On dit d'un bon éducateur qu'il rend ses étudiants autonomes. Il ne leur dit pas quoi faire dans chaque circonstance mais il donne les moyens de faire face à chacune de ces circonstances. On ne sortira pas de nos problèmes personnels par zazen, on ne gagnera pas une satisfaction ou une certitude mais on gagnera les moyens de faire face à l'insatisfaction, à l'incertitude et à l'angoisse.
Il y a un âge pour apprendre aux enfants à ne pas pleurer lorsqu'ils ont mal, un âge pour éduquer les adolescents et les étudiants. Après il n'y a plus d'âge, c'est une éducation permanente, sans fin et surtout sans limite. Alors reprenons la dernière phrase de maître Keizan, faisons zazen tout simplement, avec tout ce que nous sommes.
« *Shikantaza* », la simple assise
5 mai 2023, 20 h
A la fin de son texte sur la théorie des trois sortes de zazen, maître Keizan dit :
« De toute manière, pratiquez zazen, tout simplement. Il n'y a pas de pratique plus élevée que zazen, il n'y a pas de mérite plus élevé que celui acquis en pratiquant zazen. Même la construction de cent ou cent mille pagodes est un mérite inférieur que celui obtenu par la pratique de zazen. »
Et en effet, on pratique zazen sans avidité, sans chercher à obtenir quelque chose ou devenir quelqu'un, sans chercher à se faire admirer, aimer ou féliciter par les autres. On abandonne nos idées préconçues et nos vues inexactes, on cesse d'agir pour faire gonfler notre ego, le temps d'un zazen, simple assise, tel qu'on est. Comment pourrait-il y avoir une pratique plus élevée que celle-ci ?

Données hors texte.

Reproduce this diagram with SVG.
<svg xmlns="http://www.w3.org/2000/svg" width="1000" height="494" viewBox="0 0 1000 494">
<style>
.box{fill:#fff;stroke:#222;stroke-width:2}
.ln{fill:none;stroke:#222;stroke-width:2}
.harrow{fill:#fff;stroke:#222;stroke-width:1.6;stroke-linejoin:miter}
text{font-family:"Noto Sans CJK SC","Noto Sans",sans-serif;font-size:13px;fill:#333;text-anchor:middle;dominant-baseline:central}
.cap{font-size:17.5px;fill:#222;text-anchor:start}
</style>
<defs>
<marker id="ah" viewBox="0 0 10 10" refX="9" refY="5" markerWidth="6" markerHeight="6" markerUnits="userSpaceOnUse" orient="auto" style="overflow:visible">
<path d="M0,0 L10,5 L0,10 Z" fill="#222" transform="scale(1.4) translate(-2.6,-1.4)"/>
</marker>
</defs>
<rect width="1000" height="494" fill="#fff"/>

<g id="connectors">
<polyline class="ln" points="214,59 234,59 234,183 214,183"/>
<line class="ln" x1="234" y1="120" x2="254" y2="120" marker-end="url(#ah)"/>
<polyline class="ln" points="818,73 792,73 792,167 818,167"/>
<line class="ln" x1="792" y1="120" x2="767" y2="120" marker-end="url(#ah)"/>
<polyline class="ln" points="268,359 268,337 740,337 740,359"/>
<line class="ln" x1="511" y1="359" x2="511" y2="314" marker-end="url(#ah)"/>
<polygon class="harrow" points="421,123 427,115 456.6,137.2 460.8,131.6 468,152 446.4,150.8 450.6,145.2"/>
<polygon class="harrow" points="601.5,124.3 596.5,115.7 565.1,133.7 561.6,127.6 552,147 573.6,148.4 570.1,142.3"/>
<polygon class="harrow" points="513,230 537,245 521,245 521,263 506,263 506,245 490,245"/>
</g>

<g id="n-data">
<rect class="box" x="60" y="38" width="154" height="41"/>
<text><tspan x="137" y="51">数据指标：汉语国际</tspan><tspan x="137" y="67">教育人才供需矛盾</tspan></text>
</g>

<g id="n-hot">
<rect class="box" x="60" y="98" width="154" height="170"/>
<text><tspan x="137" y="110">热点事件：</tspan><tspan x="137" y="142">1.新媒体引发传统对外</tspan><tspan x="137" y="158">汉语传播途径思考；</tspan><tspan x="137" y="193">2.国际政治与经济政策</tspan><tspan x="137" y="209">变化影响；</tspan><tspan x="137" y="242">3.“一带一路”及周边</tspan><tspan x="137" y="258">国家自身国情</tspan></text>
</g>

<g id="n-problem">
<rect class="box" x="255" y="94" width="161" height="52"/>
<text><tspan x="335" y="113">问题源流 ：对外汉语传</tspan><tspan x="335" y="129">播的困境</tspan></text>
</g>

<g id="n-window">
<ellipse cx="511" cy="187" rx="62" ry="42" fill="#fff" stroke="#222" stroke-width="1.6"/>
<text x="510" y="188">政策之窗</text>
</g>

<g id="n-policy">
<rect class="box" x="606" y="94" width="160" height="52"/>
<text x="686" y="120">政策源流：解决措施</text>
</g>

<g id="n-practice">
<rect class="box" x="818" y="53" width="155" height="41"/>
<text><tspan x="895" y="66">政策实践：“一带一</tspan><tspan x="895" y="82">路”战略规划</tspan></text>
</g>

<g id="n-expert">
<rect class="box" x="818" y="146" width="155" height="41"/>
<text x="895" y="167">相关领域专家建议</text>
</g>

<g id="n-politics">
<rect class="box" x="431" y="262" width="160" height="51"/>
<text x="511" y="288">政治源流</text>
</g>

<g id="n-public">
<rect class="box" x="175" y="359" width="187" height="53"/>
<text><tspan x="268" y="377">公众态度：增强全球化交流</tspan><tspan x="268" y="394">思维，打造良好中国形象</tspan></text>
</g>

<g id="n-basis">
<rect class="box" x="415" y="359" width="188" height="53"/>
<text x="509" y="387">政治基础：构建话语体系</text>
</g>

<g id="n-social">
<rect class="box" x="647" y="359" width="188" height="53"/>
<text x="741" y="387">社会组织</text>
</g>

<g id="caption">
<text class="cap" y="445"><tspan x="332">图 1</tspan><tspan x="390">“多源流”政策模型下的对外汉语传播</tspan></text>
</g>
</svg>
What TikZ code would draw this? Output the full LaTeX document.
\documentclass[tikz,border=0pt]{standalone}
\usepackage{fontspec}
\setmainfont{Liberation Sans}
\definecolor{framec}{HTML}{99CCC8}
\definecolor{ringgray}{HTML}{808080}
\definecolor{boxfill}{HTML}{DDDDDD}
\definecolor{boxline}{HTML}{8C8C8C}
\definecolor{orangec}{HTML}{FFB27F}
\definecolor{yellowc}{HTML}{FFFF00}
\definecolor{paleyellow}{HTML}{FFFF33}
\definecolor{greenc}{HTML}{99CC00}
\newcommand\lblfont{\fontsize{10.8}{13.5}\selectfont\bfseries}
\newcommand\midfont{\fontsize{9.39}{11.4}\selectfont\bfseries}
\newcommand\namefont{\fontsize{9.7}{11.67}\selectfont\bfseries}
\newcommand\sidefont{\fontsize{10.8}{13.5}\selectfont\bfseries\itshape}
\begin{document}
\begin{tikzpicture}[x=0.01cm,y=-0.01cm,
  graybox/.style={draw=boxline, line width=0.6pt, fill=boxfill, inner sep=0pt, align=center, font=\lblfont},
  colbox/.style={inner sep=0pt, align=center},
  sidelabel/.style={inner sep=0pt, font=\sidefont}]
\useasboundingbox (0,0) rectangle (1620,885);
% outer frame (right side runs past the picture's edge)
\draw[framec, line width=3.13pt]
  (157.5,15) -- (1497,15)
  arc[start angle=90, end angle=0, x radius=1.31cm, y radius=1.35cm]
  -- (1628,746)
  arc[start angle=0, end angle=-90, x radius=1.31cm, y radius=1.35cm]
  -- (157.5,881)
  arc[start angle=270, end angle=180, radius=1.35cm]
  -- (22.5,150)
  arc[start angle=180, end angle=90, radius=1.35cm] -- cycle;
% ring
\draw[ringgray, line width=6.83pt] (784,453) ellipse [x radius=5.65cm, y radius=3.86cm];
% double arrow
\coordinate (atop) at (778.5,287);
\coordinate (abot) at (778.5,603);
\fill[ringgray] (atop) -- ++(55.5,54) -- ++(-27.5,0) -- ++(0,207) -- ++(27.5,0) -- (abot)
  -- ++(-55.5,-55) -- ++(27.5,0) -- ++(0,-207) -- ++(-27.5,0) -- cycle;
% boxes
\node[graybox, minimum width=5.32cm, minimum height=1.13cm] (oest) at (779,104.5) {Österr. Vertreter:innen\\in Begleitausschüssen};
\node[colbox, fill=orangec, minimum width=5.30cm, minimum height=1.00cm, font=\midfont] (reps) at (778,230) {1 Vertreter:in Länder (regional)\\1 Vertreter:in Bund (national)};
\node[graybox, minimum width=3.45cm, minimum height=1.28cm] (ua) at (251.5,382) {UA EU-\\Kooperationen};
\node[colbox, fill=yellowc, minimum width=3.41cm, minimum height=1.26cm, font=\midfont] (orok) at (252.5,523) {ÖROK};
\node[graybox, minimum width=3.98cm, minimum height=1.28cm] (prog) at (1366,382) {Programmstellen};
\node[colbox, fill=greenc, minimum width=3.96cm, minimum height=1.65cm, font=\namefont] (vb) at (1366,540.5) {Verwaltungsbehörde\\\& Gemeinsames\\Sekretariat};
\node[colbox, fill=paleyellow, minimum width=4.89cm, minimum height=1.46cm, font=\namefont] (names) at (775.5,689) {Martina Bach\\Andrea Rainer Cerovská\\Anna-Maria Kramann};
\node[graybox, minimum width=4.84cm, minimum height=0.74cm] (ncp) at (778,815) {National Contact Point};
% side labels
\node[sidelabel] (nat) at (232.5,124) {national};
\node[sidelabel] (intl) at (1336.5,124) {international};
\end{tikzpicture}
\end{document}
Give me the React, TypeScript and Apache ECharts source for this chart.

Bien sûr il y a des mérites immenses à pratiquer zazen. Mais le plus incroyable est que très peu de ces mérites sont tournés vers nous qui pratiquons. Plus tard, dans nos relations avec les autres, dans nos pensées et nos actions, zazen aura peut-être une influence imprévue, surprenante, incertaine, et alors nous verrons ces mérites en actions, pour les gens autour de nous, ou pour l'univers entier pourrait-on dire.
Pratiquer zazen c'est se familiariser avec muga, le non-égo, et avec mushin, le non-esprit, c'est-à-dire notre esprit au-delà de nos idées personnelles, de nos points de vue erronés, au-delà de l'idée que l'on se fait de soi, d'une illusion, un mirage, une tromperie. On se familiarise avec notre nature profonde et avec notre sagesse hannya haramita, la sagesse qui va au-delà et dépasse l'ignorance.
Hannya est toujours là, toujours présent mais recouvert par notre flux de pensées illusoires permanentes. Faire zazen c'est apprendre à se détacher de ce flux et à ne pas s'identifier à lui, à ne pas s'y soumettre. Et à la fin c'est la grande liberté. On n'a rien fait disparaître, rien n'a été vaincu, on n'a pas détruit notre égo ou réformé notre personnalité, etc. rien de ce genre de fadaises.
Tout est toujours là mais on en est libéré.